**Materials provided**

--------------------

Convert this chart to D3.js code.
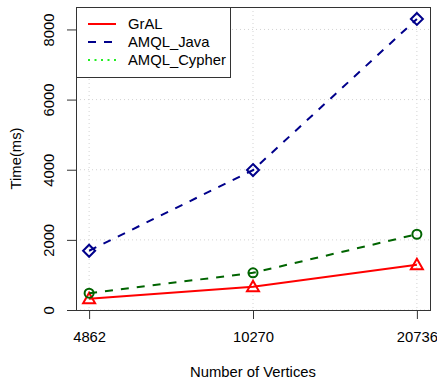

--------------------

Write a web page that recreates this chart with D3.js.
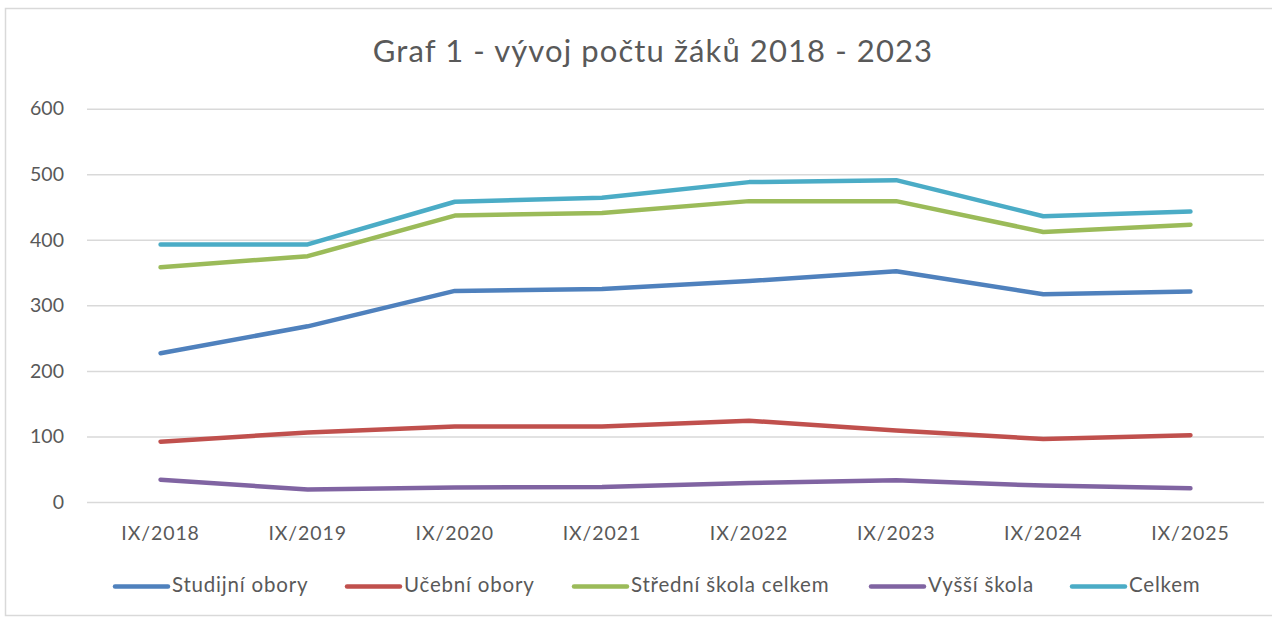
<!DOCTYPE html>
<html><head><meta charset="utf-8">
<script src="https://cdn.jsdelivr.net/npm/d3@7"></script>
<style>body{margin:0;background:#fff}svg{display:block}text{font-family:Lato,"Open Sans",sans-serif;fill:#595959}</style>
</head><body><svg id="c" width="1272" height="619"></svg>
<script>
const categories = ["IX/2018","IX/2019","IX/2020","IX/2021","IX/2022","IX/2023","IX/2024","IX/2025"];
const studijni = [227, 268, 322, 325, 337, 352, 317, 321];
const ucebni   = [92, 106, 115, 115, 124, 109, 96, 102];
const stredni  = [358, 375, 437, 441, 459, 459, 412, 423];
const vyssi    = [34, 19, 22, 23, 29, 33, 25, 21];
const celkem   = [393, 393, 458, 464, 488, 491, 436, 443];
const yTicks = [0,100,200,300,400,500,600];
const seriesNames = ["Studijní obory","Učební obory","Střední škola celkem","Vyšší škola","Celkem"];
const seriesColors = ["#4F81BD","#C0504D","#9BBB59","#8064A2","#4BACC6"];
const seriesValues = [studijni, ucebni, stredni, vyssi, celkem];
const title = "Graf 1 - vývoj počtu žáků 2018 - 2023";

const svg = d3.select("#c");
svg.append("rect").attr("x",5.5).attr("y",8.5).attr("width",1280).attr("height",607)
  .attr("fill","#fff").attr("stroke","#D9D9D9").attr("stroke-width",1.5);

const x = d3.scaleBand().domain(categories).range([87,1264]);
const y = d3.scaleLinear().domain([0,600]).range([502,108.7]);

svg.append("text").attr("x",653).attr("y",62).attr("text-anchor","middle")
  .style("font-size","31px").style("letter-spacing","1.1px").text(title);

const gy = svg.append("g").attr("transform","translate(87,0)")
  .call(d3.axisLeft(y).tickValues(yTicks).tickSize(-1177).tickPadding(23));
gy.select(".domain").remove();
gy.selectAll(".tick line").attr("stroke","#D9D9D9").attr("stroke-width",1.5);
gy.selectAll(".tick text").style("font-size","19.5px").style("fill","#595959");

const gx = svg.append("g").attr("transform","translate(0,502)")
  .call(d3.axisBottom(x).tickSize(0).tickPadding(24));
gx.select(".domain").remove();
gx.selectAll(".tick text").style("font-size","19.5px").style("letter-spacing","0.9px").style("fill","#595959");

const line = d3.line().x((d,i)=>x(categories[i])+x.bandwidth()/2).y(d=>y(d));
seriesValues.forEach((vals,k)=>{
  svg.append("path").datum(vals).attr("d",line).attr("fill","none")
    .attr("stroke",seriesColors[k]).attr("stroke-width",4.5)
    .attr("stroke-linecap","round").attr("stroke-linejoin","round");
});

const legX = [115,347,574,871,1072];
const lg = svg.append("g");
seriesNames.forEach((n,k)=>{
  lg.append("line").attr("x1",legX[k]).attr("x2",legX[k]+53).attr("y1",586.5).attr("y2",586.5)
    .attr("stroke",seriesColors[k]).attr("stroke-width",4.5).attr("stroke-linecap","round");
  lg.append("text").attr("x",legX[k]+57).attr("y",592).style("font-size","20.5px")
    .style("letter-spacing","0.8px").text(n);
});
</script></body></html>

--------------------

**Task instructions**
Collect the lines of the records that include the string "chart".

**Answer below**
Convert this chart to D3.js code.
Write a web page that recreates this chart with D3.js.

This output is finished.